• **WHAT IS REQUIRED**:
Write out the records below from the first line through the line containing "markersize=7, zorder=2)", leaving out any pictures.

=======

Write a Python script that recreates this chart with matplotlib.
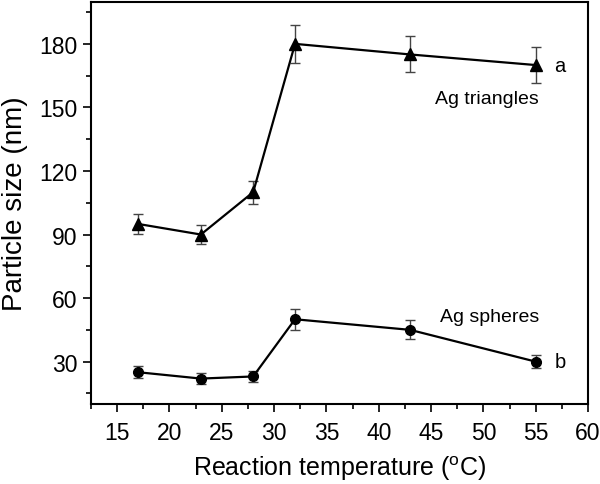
import matplotlib
matplotlib.use("Agg")
import matplotlib.pyplot as plt
from matplotlib.ticker import MultipleLocator

plt.rcParams['font.family'] = ['Liberation Sans', 'DejaVu Sans']

temperature = [17, 23, 28, 32, 43, 55]
triangles = [95, 90, 110, 180, 175, 170]
triangles_err = [4.7, 4.3, 5.5, 8.8, 8.5, 8.5]
spheres = [25, 22, 23, 50, 45, 30]
spheres_err = [2.8, 2.5, 2.5, 5.0, 4.5, 3.0]

x_ticks = [15, 20, 25, 30, 35, 40, 45, 50, 55, 60]
y_ticks = [30, 60, 90, 120, 150, 180]

fig = plt.figure(figsize=(6.0, 4.85), dpi=100)
ax = fig.add_axes([91/600, 1 - 405/485, (588 - 91)/600, (405 - 2.5)/485])

ax.errorbar(temperature, triangles, yerr=triangles_err, fmt='none',
            ecolor='#444444', elinewidth=1.0, capsize=3.5, capthick=1.0, zorder=1)
ax.plot(temperature, triangles, color='black', lw=1.6, marker='^',
        markersize=8, zorder=2)
ax.errorbar(temperature, spheres, yerr=spheres_err, fmt='none',
            ecolor='#444444', elinewidth=1.0, capsize=3.5, capthick=1.0, zorder=1)
ax.plot(temperature, spheres, color='black', lw=1.6, marker='o',
        markersize=7, zorder=2)

ax.text(56.8, 170, 'a', fontsize=14.5, va='center', ha='left')
ax.text(56.8, 30, 'b', fontsize=14.5, va='center', ha='left')
ax.text(50.3, 154, 'Ag triangles', fontsize=14, va='center', ha='center')
ax.text(50.6, 51.5, 'Ag spheres', fontsize=14, va='center', ha='center')

ax.set_xlim(12.5, 60)
ax.set_ylim(10, 200)
ax.set_xticks(x_ticks)
ax.set_yticks(y_ticks)
ax.xaxis.set_minor_locator(MultipleLocator(2.5))
ax.yaxis.set_minor_locator(MultipleLocator(15))
ax.tick_params(which='major', direction='out', length=6, width=1.2,
               labelsize=16.5, top=False, right=False)
ax.tick_params(axis='x', which='major', pad=6)
ax.tick_params(which='minor', direction='out', length=3.5, width=1.2,
               top=False, right=False)
for s in ax.spines.values():
    s.set_linewidth(1.5)

ax.set_xlabel('Reaction temperature ($\\mathregular{^{o}}$C)', fontsize=18, labelpad=7)
ax.set_ylabel('Particle size (nm)', fontsize=20, labelpad=8)

fig.savefig('out.png', dpi=100)
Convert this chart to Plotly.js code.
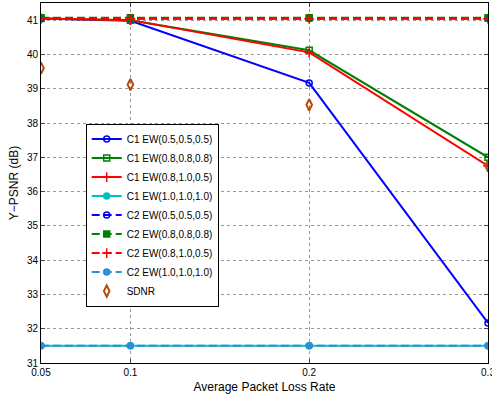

=======

• **TASK OUTPUT**:
Write a Python script that recreates this chart with matplotlib.
import matplotlib
matplotlib.use("Agg")
import matplotlib.pyplot as plt
from matplotlib.ticker import MultipleLocator

plt.rcParams['font.family'] = ['Liberation Sans', 'DejaVu Sans']

temperature = [17, 23, 28, 32, 43, 55]
triangles = [95, 90, 110, 180, 175, 170]
triangles_err = [4.7, 4.3, 5.5, 8.8, 8.5, 8.5]
spheres = [25, 22, 23, 50, 45, 30]
spheres_err = [2.8, 2.5, 2.5, 5.0, 4.5, 3.0]

x_ticks = [15, 20, 25, 30, 35, 40, 45, 50, 55, 60]
y_ticks = [30, 60, 90, 120, 150, 180]

fig = plt.figure(figsize=(6.0, 4.85), dpi=100)
ax = fig.add_axes([91/600, 1 - 405/485, (588 - 91)/600, (405 - 2.5)/485])

ax.errorbar(temperature, triangles, yerr=triangles_err, fmt='none',
            ecolor='#444444', elinewidth=1.0, capsize=3.5, capthick=1.0, zorder=1)
ax.plot(temperature, triangles, color='black', lw=1.6, marker='^',
        markersize=8, zorder=2)
ax.errorbar(temperature, spheres, yerr=spheres_err, fmt='none',
            ecolor='#444444', elinewidth=1.0, capsize=3.5, capthick=1.0, zorder=1)
ax.plot(temperature, spheres, color='black', lw=1.6, marker='o',
        markersize=7, zorder=2)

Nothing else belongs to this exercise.